VBA- Nested For Each Loop to Scrape HTML Data Table- If Error move to next cell

Kc7487

New Member
Joined
Mar 19, 2016
Messages
20
Hey Mr. Excel peeps!

I have been working for quite a while on a way to scrape data from an HTML table. I have been coming along further and further, but am stuck again.

Thanks to John_w, (Thanks John_w!), I have edited my code with the following code below. I was running across an error after a few rows, and I'm not entirely certain why. In any case, I wanted to experiment with simply skipping the cell causing the error, and then moving on to the next cell in the row, or next row if it's on the last cell of the row.

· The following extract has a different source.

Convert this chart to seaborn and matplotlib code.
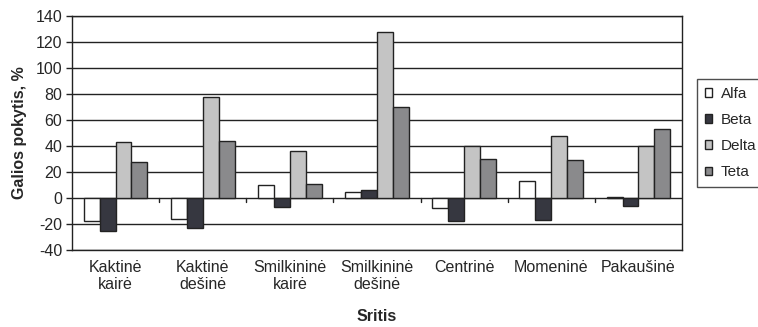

So to do so, I added the on Error, Resume, and GoTo parts.....

Code:
ScrapingData:

 'On Error GoTo ErrorMessageBox
 
 
 Dim table As Object, tRow As Object, tCell As Object
    Dim rowIndex
    Set table = IE.document.getElementsByTagName("TABLE")(3)   '0 = 1st table, 1 = 2nd table, etc.
    

    For Each tRow In table.Rows
        
        For Each tCell In tRow.Cells
        
        'on error resume next might work here as well?
            On Error GoTo SKIPCELL
            
            Worksheets("Auto SSD Here").Range("A1").Offset(tRow.rowIndex, tCell.cellIndex).Value = tCell.innerText 'this line is erroring after doing like 3 rows
            
            GoTo NOERRORNEXT
            
SKIPCELL:
 Resume SKIPCELL2
SKIPCELL2:

NOERRORNEXT:
              
        Next tCell
    
    Next tRow


As this code stands, it is not working as expected. It usually works for a few rows out of the 500 or so, then freezes excel, and seems to eventually result in endless looping between "Next tCell" and "Resume SKIPCELL2" when I try stepping through.

Any idea what I might be doing wrong?
 

Excel Facts

Can a formula spear through sheets?
Use =SUM(January:December!E7) to sum E7 on all of the sheets from January through December
It would help with more context... can you tell us where your scraping data from?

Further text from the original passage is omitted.